### Required task
Write out the data below exactly as given, without any of its pictures.

### Dataset section
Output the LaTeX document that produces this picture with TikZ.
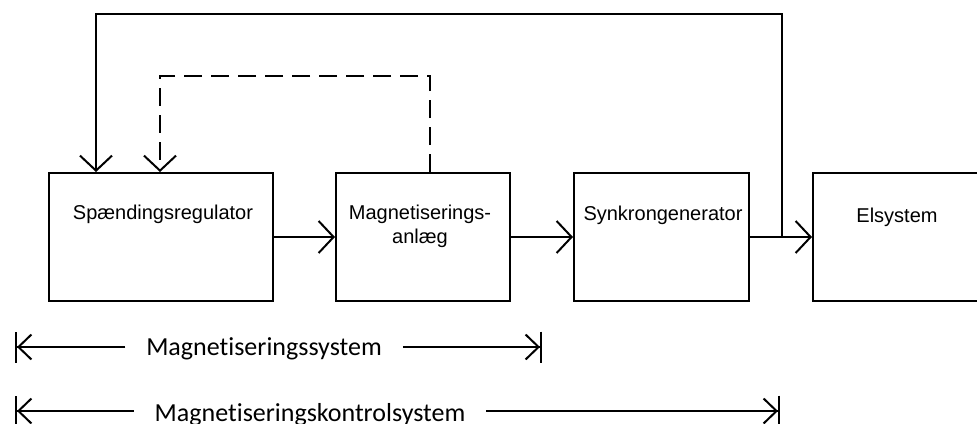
\documentclass[tikz,border=0pt]{standalone}
\usepackage{fontspec}
\usetikzlibrary{arrows.meta}
\newfontfamily\boxfont{Liberation Sans}
\newfontfamily\labfont[Ligatures=NoCommon]{Carlito}

\begin{document}
\begin{tikzpicture}[x=1pt, y=-1pt, line width=2pt,
	block/.style={rectangle, draw, minimum height=128pt, inner sep=0pt},
	blocktext/.style={font=\boxfont\fontsize{20}{24}\selectfont, anchor=base, inner sep=0pt, align=center},
	flow/.style={-{Straight Barb[length=15pt, width=32pt]}},
	feedback/.style={flow, dash pattern=on 18pt off 9pt},
	span/.style={-{Straight Barb[length=13pt, width=25pt] Bar[width=31pt]}},
	spantext/.style={font=\labfont\fontsize{26}{30}\selectfont, anchor=base, inner xsep=20pt, inner ysep=0pt}]
	\useasboundingbox (0,0) rectangle (977,423);

	% blocks
	\node[block, minimum width=224pt] (reg) at (161,237) {};
	\node[block, minimum width=174pt] (mag) at (423,237) {};
	\node[block, minimum width=175pt] (syn) at (661.5,237) {};
	\node[block, minimum width=175pt] (el) at (900.5,237) {};
	\node[blocktext] (reg-t) at (163,219) {Sp\ae ndingsregulator};
	\node[blocktext] (mag-t) at (420,243) {Magnetiserings-\\anl\ae g};
	\node[blocktext] (syn-t) at (663,220) {Synkrongenerator};
	\node[blocktext] (el-t) at (897,222) {Elsystem};

	% forward path
	\draw[flow] (reg.east) -- (mag.west);
	\draw[flow] (mag.east) -- (syn.west);
	\draw[flow] (syn.east) -- (el.west);

	% feedback
	\coordinate (tap) at ([xshift=32pt]syn.east);
	\draw[flow] (tap) -- ++(0,-223) -| ([xshift=-65pt]reg.north);
	\draw[feedback] ([xshift=7pt]mag.north) -- ++(0,-96) -| ([xshift=-1pt]reg.north);

	% system limits
	\coordinate (ms-l) at (15,347);
	\coordinate (ms-r) at (542,347);
	\coordinate (mk-l) at (15,411);
	\coordinate (mk-r) at (780,411);
	\node[spantext] (ms-t) at (264,355) {Magnetiseringssystem};
	\node[spantext] (mk-t) at (310,421) {Magnetiseringskontrolsystem};
	\draw[span] (ms-l -| ms-t.west) -- (ms-l);
	\draw[span] (ms-r -| ms-t.east) -- (ms-r);
	\draw[span] (mk-l -| mk-t.west) -- (mk-l);
	\draw[span] (mk-r -| mk-t.east) -- (mk-r);
\end{tikzpicture}
\end{document}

### Expected answer
Output the LaTeX document that produces this picture with TikZ.
\documentclass[tikz,border=0pt]{standalone}
\usepackage{fontspec}
\usetikzlibrary{arrows.meta}
\newfontfamily\boxfont{Liberation Sans}
\newfontfamily\labfont[Ligatures=NoCommon]{Carlito}

\begin{document}
\begin{tikzpicture}[x=1pt, y=-1pt, line width=2pt,
	block/.style={rectangle, draw, minimum height=128pt, inner sep=0pt},
	blocktext/.style={font=\boxfont\fontsize{20}{24}\selectfont, anchor=base, inner sep=0pt, align=center},
	flow/.style={-{Straight Barb[length=15pt, width=32pt]}},
	feedback/.style={flow, dash pattern=on 18pt off 9pt},
	span/.style={-{Straight Barb[length=13pt, width=25pt] Bar[width=31pt]}},
	spantext/.style={font=\labfont\fontsize{26}{30}\selectfont, anchor=base, inner xsep=20pt, inner ysep=0pt}]
	\useasboundingbox (0,0) rectangle (977,423);

	% blocks
	\node[block, minimum width=224pt] (reg) at (161,237) {};
	\node[block, minimum width=174pt] (mag) at (423,237) {};
	\node[block, minimum width=175pt] (syn) at (661.5,237) {};
	\node[block, minimum width=175pt] (el) at (900.5,237) {};
	\node[blocktext] (reg-t) at (163,219) {Sp\ae ndingsregulator};
	\node[blocktext] (mag-t) at (420,243) {Magnetiserings-\\anl\ae g};
	\node[blocktext] (syn-t) at (663,220) {Synkrongenerator};
	\node[blocktext] (el-t) at (897,222) {Elsystem};

	% forward path
	\draw[flow] (reg.east) -- (mag.west);
	\draw[flow] (mag.east) -- (syn.west);
	\draw[flow] (syn.east) -- (el.west);

	% feedback
	\coordinate (tap) at ([xshift=32pt]syn.east);
	\draw[flow] (tap) -- ++(0,-223) -| ([xshift=-65pt]reg.north);
	\draw[feedback] ([xshift=7pt]mag.north) -- ++(0,-96) -| ([xshift=-1pt]reg.north);

	% system limits
	\coordinate (ms-l) at (15,347);
	\coordinate (ms-r) at (542,347);
	\coordinate (mk-l) at (15,411);
	\coordinate (mk-r) at (780,411);
	\node[spantext] (ms-t) at (264,355) {Magnetiseringssystem};
	\node[spantext] (mk-t) at (310,421) {Magnetiseringskontrolsystem};
	\draw[span] (ms-l -| ms-t.west) -- (ms-l);
	\draw[span] (ms-r -| ms-t.east) -- (ms-r);
	\draw[span] (mk-l -| mk-t.west) -- (mk-l);
	\draw[span] (mk-r -| mk-t.east) -- (mk-r);
\end{tikzpicture}
\end{document}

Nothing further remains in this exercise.